Quote from: Clockd 0NeThe property market is bottoming out, if anyone is thinking about property now is the time to be saving a very healthy deposit - in the next few years it will be at its lowest and it will be time to buy again. But not just yet.

Were already picking up - now is the perfect time to buy. But in a year it will still be good value.

BigSoy

Quote from: Clockd 0NeI thought pensions were getting a lot of negative views lately because they are being seen as unreliable? I have to admit I dont have that much knowledge about them, but I thought a lot of people were losing their pensions (like the problems with the RM deficit) or they wernt paying out like they were supposed to?

http://www.moneysavingexpert.com/savings/discount-pensions is probably a better explanation than mine but....

Its important to understand what a pension actually is - a tax-efficient wrapper for types of investment to encourage people to save for retirement... so you can either have low-risk, relatively low-gain cash investments inside that wrapper, or you can have high-gain high risk investments inside the wrapper... lots of peoples bad pension performance is around picking a high risk mix of investments within the wrapper (assuming they have a choice over this).

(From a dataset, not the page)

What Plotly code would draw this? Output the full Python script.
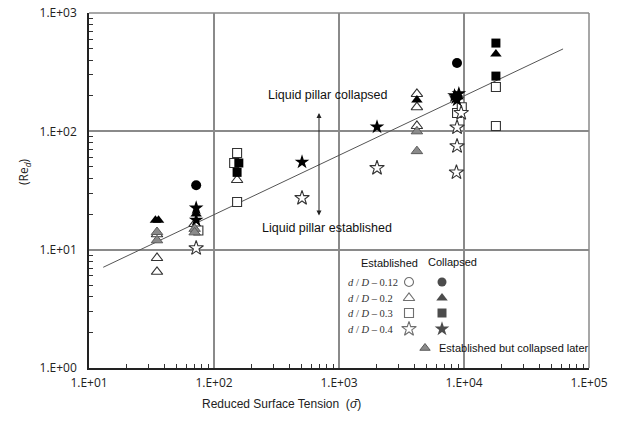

Also, not sure whos comment was on pensions being free money... not really... if your company has to pay 7% into your pension that cost has to come from somewhere... aint magic ;)
"Within your 'purview'? Where do you think you are, some f**king regency costume drama? This is a government department, not some f**king Jane f**king Austen novel!"

knighty

the thing is, unless youre over 40 (or a bit older) it wont really make any difference to your pension anyway.... its just a blip on the radar... youll probably be better off still because the economy was doing great before this...



BigSoy

Quote from: knightythe thing is, unless youre over 40 (or a bit older) it wont really make any difference to your pension anyway.... its just a blip on the radar... youll probably be better off still because the economy was doing great before this...



To an extent - hence you should reduce risk in your options as you get closer to retirement.
"Within your 'purview'? Where do you think you are, some f**king regency costume drama? This is a government department, not some f**king Jane f**king Austen novel!"